*TASK OBJECTIVE*
Output every line exactly as written. Leave out pictures.

[Records from a dataset]
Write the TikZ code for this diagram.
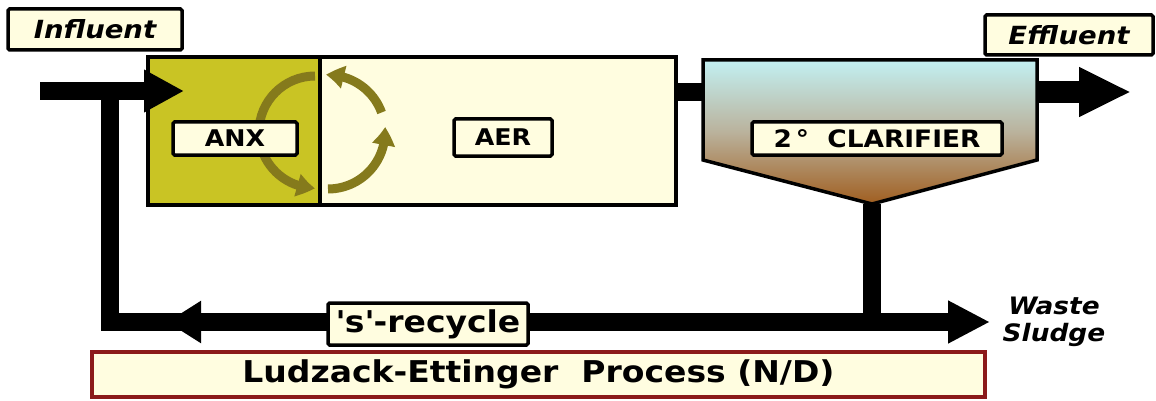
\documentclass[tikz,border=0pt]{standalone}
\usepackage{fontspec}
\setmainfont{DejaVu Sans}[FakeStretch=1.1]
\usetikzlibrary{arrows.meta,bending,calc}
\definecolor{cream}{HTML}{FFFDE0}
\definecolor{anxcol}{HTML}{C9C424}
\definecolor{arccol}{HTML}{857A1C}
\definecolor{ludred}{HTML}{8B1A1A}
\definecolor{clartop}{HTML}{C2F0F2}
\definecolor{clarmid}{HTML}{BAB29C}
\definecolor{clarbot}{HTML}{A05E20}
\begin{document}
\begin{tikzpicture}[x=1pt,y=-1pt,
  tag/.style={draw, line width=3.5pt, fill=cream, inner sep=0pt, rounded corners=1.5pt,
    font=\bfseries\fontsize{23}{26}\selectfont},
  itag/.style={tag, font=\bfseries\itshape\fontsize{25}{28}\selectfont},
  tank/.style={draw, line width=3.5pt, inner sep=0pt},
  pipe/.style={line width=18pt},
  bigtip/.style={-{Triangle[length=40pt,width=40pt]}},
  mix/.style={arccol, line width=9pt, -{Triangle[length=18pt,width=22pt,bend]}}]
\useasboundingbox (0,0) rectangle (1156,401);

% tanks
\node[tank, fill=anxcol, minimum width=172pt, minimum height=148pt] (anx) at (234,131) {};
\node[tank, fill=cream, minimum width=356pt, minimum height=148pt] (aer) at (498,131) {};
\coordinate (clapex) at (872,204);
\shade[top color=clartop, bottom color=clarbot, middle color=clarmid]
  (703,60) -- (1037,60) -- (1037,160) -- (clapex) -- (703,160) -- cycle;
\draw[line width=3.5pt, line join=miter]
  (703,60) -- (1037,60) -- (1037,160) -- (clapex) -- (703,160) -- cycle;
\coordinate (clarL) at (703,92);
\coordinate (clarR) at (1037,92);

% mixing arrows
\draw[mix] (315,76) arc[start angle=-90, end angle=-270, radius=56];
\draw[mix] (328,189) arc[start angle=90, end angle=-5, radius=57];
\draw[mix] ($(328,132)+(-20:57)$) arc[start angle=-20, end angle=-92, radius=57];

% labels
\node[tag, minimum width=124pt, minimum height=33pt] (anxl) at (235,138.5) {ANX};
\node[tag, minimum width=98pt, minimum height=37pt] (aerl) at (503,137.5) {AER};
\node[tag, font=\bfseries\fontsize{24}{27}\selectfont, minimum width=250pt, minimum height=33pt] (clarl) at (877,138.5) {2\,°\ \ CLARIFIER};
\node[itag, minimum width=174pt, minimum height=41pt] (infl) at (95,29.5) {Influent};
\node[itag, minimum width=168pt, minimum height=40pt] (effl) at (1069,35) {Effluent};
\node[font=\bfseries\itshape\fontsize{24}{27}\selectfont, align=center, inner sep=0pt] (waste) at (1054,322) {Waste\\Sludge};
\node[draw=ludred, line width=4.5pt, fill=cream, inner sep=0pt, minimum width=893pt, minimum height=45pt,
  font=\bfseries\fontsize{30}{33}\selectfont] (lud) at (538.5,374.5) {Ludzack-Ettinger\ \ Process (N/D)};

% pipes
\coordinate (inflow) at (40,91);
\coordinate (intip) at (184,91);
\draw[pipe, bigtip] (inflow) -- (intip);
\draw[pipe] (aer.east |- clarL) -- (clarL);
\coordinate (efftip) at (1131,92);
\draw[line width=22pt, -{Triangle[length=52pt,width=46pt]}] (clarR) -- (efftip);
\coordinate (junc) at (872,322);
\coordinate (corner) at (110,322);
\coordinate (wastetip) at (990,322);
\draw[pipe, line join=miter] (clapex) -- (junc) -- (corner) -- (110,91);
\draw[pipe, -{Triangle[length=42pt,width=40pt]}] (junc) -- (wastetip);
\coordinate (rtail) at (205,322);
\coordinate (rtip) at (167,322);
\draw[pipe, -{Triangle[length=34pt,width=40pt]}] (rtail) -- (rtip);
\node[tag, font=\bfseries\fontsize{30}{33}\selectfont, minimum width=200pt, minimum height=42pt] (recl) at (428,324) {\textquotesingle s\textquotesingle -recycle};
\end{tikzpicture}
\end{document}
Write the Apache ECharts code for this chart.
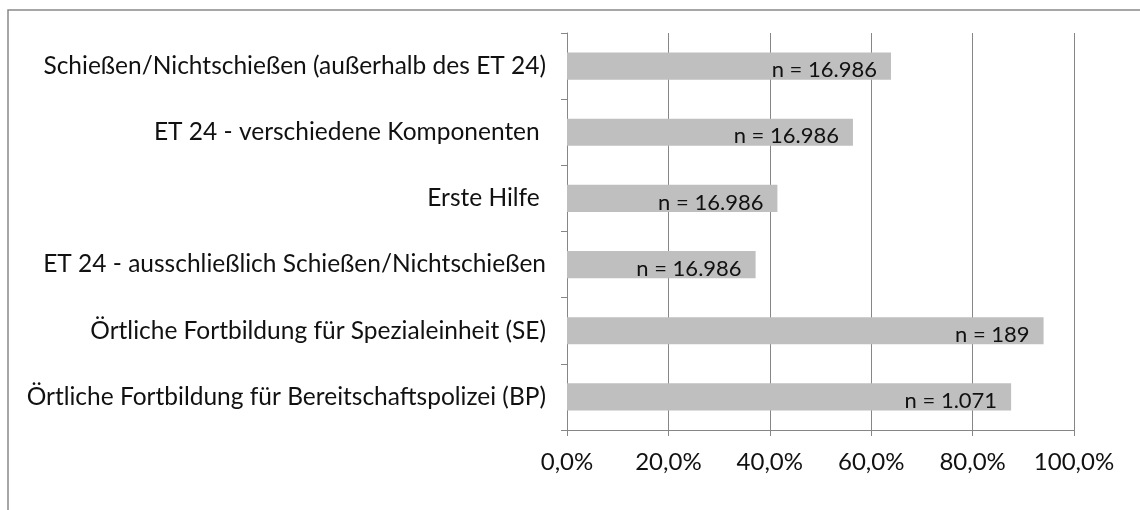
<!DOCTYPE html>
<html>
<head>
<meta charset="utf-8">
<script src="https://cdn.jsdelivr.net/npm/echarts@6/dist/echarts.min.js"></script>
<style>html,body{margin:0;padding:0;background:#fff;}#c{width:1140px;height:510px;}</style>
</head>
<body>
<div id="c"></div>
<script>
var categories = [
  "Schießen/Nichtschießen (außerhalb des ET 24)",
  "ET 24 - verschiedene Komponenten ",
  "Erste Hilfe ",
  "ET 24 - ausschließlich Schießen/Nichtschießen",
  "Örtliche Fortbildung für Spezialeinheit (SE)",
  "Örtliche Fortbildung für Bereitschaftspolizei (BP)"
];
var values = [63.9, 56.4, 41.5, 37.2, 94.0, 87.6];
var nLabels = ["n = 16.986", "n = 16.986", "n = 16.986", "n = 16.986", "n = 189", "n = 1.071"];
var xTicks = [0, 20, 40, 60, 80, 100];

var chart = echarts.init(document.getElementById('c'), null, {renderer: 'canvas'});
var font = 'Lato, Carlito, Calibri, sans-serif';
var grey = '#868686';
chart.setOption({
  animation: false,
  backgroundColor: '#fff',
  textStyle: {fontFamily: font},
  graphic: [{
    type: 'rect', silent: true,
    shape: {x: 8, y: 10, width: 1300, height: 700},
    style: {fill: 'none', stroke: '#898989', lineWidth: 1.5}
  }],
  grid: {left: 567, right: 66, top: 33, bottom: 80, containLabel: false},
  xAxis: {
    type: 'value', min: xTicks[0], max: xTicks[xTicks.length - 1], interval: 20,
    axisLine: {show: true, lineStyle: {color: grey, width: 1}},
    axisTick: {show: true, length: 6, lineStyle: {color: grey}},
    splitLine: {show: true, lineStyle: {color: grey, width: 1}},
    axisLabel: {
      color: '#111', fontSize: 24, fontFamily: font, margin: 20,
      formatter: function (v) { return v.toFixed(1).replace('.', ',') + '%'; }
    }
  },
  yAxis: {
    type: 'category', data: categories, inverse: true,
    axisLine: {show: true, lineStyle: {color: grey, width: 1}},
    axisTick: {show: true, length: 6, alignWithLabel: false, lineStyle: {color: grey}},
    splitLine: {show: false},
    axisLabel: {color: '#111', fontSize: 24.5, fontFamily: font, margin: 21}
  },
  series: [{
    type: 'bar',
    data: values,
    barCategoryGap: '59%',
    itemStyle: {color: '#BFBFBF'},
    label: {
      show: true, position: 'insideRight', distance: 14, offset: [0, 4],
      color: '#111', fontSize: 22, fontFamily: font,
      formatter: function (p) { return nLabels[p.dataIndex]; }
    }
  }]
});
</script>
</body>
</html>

*COMPLETE ANSWER*
Write the TikZ code for this diagram.
\documentclass[tikz,border=0pt]{standalone}
\usepackage{fontspec}
\setmainfont{DejaVu Sans}[FakeStretch=1.1]
\usetikzlibrary{arrows.meta,bending,calc}
\definecolor{cream}{HTML}{FFFDE0}
\definecolor{anxcol}{HTML}{C9C424}
\definecolor{arccol}{HTML}{857A1C}
\definecolor{ludred}{HTML}{8B1A1A}
\definecolor{clartop}{HTML}{C2F0F2}
\definecolor{clarmid}{HTML}{BAB29C}
\definecolor{clarbot}{HTML}{A05E20}
\begin{document}
\begin{tikzpicture}[x=1pt,y=-1pt,
  tag/.style={draw, line width=3.5pt, fill=cream, inner sep=0pt, rounded corners=1.5pt,
    font=\bfseries\fontsize{23}{26}\selectfont},
  itag/.style={tag, font=\bfseries\itshape\fontsize{25}{28}\selectfont},
  tank/.style={draw, line width=3.5pt, inner sep=0pt},
  pipe/.style={line width=18pt},
  bigtip/.style={-{Triangle[length=40pt,width=40pt]}},
  mix/.style={arccol, line width=9pt, -{Triangle[length=18pt,width=22pt,bend]}}]
\useasboundingbox (0,0) rectangle (1156,401);

% tanks
\node[tank, fill=anxcol, minimum width=172pt, minimum height=148pt] (anx) at (234,131) {};
\node[tank, fill=cream, minimum width=356pt, minimum height=148pt] (aer) at (498,131) {};
\coordinate (clapex) at (872,204);
\shade[top color=clartop, bottom color=clarbot, middle color=clarmid]
  (703,60) -- (1037,60) -- (1037,160) -- (clapex) -- (703,160) -- cycle;
\draw[line width=3.5pt, line join=miter]
  (703,60) -- (1037,60) -- (1037,160) -- (clapex) -- (703,160) -- cycle;
\coordinate (clarL) at (703,92);
\coordinate (clarR) at (1037,92);

% mixing arrows
\draw[mix] (315,76) arc[start angle=-90, end angle=-270, radius=56];
\draw[mix] (328,189) arc[start angle=90, end angle=-5, radius=57];
\draw[mix] ($(328,132)+(-20:57)$) arc[start angle=-20, end angle=-92, radius=57];

% labels
\node[tag, minimum width=124pt, minimum height=33pt] (anxl) at (235,138.5) {ANX};
\node[tag, minimum width=98pt, minimum height=37pt] (aerl) at (503,137.5) {AER};
\node[tag, font=\bfseries\fontsize{24}{27}\selectfont, minimum width=250pt, minimum height=33pt] (clarl) at (877,138.5) {2\,°\ \ CLARIFIER};
\node[itag, minimum width=174pt, minimum height=41pt] (infl) at (95,29.5) {Influent};
\node[itag, minimum width=168pt, minimum height=40pt] (effl) at (1069,35) {Effluent};
\node[font=\bfseries\itshape\fontsize{24}{27}\selectfont, align=center, inner sep=0pt] (waste) at (1054,322) {Waste\\Sludge};
\node[draw=ludred, line width=4.5pt, fill=cream, inner sep=0pt, minimum width=893pt, minimum height=45pt,
  font=\bfseries\fontsize{30}{33}\selectfont] (lud) at (538.5,374.5) {Ludzack-Ettinger\ \ Process (N/D)};

% pipes
\coordinate (inflow) at (40,91);
\coordinate (intip) at (184,91);
\draw[pipe, bigtip] (inflow) -- (intip);
\draw[pipe] (aer.east |- clarL) -- (clarL);
\coordinate (efftip) at (1131,92);
\draw[line width=22pt, -{Triangle[length=52pt,width=46pt]}] (clarR) -- (efftip);
\coordinate (junc) at (872,322);
\coordinate (corner) at (110,322);
\coordinate (wastetip) at (990,322);
\draw[pipe, line join=miter] (clapex) -- (junc) -- (corner) -- (110,91);
\draw[pipe, -{Triangle[length=42pt,width=40pt]}] (junc) -- (wastetip);
\coordinate (rtail) at (205,322);
\coordinate (rtip) at (167,322);
\draw[pipe, -{Triangle[length=34pt,width=40pt]}] (rtail) -- (rtip);
\node[tag, font=\bfseries\fontsize{30}{33}\selectfont, minimum width=200pt, minimum height=42pt] (recl) at (428,324) {\textquotesingle s\textquotesingle -recycle};
\end{tikzpicture}
\end{document}
Write the Apache ECharts code for this chart.
<!DOCTYPE html>
<html>
<head>
<meta charset="utf-8">
<script src="https://cdn.jsdelivr.net/npm/echarts@6/dist/echarts.min.js"></script>
<style>html,body{margin:0;padding:0;background:#fff;}#c{width:1140px;height:510px;}</style>
</head>
<body>
<div id="c"></div>
<script>
var categories = [
  "Schießen/Nichtschießen (außerhalb des ET 24)",
  "ET 24 - verschiedene Komponenten ",
  "Erste Hilfe ",
  "ET 24 - ausschließlich Schießen/Nichtschießen",
  "Örtliche Fortbildung für Spezialeinheit (SE)",
  "Örtliche Fortbildung für Bereitschaftspolizei (BP)"
];
var values = [63.9, 56.4, 41.5, 37.2, 94.0, 87.6];
var nLabels = ["n = 16.986", "n = 16.986", "n = 16.986", "n = 16.986", "n = 189", "n = 1.071"];
var xTicks = [0, 20, 40, 60, 80, 100];

var chart = echarts.init(document.getElementById('c'), null, {renderer: 'canvas'});
var font = 'Lato, Carlito, Calibri, sans-serif';
var grey = '#868686';
chart.setOption({
  animation: false,
  backgroundColor: '#fff',
  textStyle: {fontFamily: font},
  graphic: [{
    type: 'rect', silent: true,
    shape: {x: 8, y: 10, width: 1300, height: 700},
    style: {fill: 'none', stroke: '#898989', lineWidth: 1.5}
  }],
  grid: {left: 567, right: 66, top: 33, bottom: 80, containLabel: false},
  xAxis: {
    type: 'value', min: xTicks[0], max: xTicks[xTicks.length - 1], interval: 20,
    axisLine: {show: true, lineStyle: {color: grey, width: 1}},
    axisTick: {show: true, length: 6, lineStyle: {color: grey}},
    splitLine: {show: true, lineStyle: {color: grey, width: 1}},
    axisLabel: {
      color: '#111', fontSize: 24, fontFamily: font, margin: 20,
      formatter: function (v) { return v.toFixed(1).replace('.', ',') + '%'; }
    }
  },
  yAxis: {
    type: 'category', data: categories, inverse: true,
    axisLine: {show: true, lineStyle: {color: grey, width: 1}},
    axisTick: {show: true, length: 6, alignWithLabel: false, lineStyle: {color: grey}},
    splitLine: {show: false},
    axisLabel: {color: '#111', fontSize: 24.5, fontFamily: font, margin: 21}
  },
  series: [{
    type: 'bar',
    data: values,
    barCategoryGap: '59%',
    itemStyle: {color: '#BFBFBF'},
    label: {
      show: true, position: 'insideRight', distance: 14, offset: [0, 4],
      color: '#111', fontSize: 22, fontFamily: font,
      formatter: function (p) { return nLabels[p.dataIndex]; }
    }
  }]
});
</script>
</body>
</html>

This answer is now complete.